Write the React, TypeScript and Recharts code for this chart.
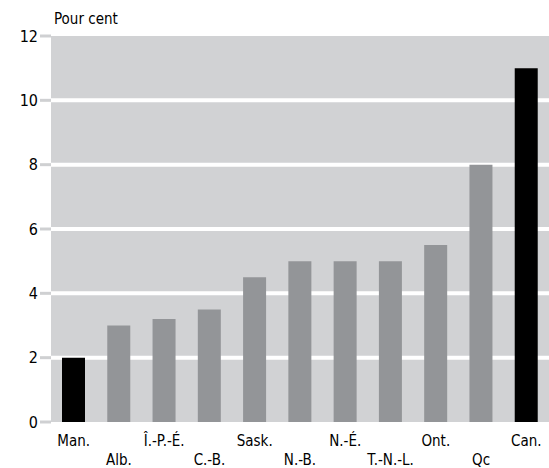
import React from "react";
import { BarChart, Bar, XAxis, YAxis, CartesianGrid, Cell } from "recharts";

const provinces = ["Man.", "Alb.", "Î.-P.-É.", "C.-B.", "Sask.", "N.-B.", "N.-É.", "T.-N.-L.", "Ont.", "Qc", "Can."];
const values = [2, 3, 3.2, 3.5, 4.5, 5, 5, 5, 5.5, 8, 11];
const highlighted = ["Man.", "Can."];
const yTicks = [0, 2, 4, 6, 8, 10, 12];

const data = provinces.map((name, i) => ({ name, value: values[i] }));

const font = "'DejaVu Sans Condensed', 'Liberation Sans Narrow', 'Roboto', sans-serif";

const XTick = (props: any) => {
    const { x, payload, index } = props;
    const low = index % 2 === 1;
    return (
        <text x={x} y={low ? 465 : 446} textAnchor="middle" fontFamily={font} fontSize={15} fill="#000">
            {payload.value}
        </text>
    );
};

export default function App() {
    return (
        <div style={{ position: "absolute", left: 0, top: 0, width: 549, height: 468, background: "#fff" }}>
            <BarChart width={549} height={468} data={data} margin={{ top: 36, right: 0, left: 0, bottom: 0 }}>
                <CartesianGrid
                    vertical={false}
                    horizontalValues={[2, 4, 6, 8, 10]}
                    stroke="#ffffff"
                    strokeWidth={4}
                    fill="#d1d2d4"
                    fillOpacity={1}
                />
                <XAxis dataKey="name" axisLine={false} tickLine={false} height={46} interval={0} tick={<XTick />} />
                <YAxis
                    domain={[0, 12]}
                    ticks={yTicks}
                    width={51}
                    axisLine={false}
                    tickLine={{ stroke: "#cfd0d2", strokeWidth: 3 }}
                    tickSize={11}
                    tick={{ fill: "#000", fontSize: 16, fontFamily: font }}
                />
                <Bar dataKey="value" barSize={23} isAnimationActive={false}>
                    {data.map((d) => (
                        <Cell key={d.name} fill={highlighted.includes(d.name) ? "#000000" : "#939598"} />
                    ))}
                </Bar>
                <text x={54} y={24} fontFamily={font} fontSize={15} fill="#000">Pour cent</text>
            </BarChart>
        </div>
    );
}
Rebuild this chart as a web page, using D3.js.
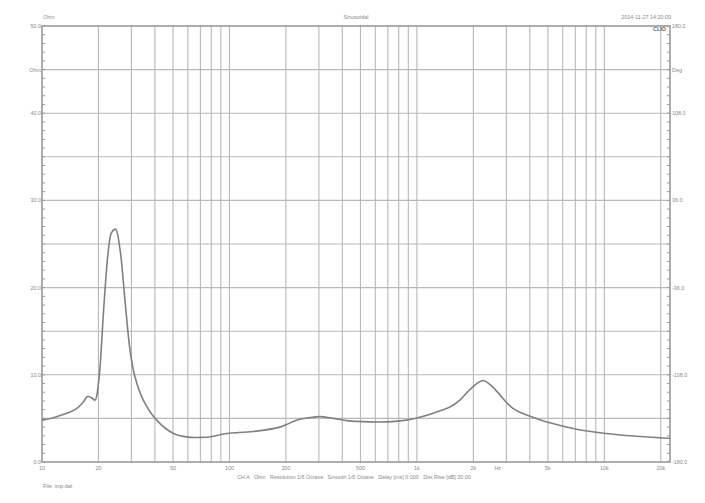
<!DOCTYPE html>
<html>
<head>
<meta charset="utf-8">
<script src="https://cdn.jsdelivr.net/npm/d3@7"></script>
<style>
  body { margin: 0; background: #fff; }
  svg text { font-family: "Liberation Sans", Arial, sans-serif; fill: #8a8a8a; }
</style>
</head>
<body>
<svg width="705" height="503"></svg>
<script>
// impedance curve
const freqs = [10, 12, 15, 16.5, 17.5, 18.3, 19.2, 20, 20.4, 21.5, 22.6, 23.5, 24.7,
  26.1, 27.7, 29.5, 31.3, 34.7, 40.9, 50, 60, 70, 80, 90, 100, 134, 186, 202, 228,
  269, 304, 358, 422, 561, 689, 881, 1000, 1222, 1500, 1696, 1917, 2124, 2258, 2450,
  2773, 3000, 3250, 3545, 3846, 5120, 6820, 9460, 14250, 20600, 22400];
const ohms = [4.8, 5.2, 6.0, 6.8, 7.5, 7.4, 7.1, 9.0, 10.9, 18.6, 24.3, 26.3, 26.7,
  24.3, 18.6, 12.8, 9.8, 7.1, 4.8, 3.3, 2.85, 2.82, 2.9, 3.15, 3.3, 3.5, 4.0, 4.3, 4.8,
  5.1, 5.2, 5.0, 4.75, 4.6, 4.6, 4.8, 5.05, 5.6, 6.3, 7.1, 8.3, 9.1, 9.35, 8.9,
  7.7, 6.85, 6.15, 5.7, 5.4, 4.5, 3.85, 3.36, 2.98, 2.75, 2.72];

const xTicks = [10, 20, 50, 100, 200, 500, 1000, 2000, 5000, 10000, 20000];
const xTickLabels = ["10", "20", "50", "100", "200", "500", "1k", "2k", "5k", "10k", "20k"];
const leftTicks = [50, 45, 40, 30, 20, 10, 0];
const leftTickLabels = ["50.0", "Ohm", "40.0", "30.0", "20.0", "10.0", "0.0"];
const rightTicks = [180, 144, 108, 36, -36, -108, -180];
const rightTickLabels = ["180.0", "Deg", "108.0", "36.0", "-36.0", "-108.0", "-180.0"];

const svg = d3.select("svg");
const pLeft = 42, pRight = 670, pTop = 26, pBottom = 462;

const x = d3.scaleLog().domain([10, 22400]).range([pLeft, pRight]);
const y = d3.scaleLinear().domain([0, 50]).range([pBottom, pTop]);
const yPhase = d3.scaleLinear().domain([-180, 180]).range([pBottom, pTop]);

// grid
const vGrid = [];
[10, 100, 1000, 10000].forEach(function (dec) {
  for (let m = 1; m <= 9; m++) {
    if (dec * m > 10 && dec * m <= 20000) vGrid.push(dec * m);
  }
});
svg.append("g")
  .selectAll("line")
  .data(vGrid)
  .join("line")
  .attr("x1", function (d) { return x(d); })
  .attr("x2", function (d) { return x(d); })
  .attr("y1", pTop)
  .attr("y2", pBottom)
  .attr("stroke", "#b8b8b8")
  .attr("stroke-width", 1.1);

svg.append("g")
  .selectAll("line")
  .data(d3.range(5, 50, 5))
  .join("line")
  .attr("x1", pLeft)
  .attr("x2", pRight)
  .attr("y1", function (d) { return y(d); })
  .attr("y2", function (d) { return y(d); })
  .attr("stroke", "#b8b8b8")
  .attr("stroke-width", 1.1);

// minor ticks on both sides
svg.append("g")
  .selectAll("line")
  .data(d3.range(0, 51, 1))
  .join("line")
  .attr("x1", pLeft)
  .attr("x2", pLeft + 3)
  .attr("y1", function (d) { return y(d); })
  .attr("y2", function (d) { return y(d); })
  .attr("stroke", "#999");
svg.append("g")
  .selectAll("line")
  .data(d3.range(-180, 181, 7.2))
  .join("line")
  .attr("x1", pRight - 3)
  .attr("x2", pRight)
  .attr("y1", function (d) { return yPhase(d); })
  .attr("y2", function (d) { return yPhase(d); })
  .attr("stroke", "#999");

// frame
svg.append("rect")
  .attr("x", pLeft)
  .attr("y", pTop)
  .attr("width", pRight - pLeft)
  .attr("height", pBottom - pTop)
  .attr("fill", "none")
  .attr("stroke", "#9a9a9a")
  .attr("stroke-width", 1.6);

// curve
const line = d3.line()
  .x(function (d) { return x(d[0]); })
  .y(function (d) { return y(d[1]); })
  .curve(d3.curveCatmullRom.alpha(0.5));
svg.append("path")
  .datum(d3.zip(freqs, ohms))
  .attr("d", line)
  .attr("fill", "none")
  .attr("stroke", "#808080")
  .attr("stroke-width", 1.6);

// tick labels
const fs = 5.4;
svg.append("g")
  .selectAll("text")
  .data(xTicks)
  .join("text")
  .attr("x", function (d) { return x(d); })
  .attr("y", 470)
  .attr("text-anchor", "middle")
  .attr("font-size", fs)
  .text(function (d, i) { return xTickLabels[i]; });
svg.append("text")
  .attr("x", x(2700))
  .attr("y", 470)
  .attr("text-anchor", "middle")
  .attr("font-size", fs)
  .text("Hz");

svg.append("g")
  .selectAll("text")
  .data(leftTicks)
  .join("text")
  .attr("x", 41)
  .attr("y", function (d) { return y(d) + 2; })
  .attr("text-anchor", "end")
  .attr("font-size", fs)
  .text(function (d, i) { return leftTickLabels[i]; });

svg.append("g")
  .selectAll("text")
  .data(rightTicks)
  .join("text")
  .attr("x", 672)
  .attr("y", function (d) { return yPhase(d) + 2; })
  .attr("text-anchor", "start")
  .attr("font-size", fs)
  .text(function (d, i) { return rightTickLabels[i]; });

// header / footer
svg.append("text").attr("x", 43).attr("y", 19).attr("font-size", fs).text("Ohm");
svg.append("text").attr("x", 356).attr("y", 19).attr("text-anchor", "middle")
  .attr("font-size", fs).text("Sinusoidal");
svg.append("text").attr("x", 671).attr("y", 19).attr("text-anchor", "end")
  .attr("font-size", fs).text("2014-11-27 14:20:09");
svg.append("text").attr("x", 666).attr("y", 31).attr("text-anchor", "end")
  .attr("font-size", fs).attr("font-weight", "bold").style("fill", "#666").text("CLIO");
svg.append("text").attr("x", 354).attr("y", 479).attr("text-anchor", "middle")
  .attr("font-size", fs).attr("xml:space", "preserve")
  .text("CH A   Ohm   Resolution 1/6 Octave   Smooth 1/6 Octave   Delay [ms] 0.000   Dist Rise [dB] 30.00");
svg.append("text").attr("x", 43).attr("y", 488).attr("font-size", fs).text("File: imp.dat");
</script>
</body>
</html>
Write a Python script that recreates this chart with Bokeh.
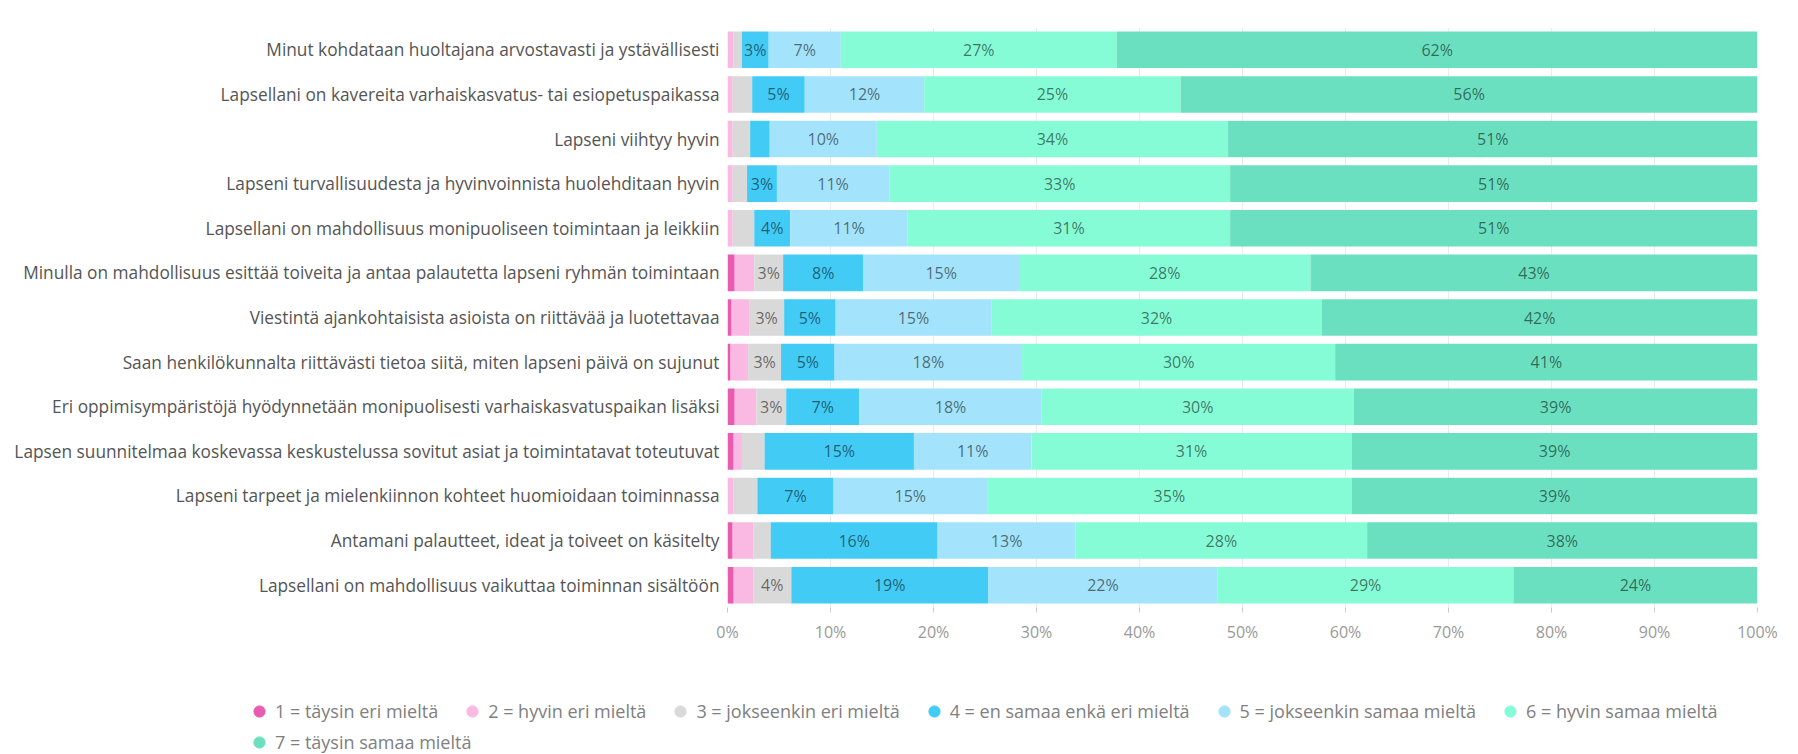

=-=-=-=-=

**GOAL**
Return only the lines running from the top of the data to the line that holds "const data = provinces.map((name, i)". Include both of those lines, but skip the pictures.

**COMPLETED TASK**
Write the React, TypeScript and Recharts code for this chart.
import React from "react";
import { BarChart, Bar, XAxis, YAxis, CartesianGrid, Cell } from "recharts";

const provinces = ["Man.", "Alb.", "Î.-P.-É.", "C.-B.", "Sask.", "N.-B.", "N.-É.", "T.-N.-L.", "Ont.", "Qc", "Can."];
const values = [2, 3, 3.2, 3.5, 4.5, 5, 5, 5, 5.5, 8, 11];
const highlighted = ["Man.", "Can."];
const yTicks = [0, 2, 4, 6, 8, 10, 12];

const data = provinces.map((name, i) => ({ name, value: values[i] }));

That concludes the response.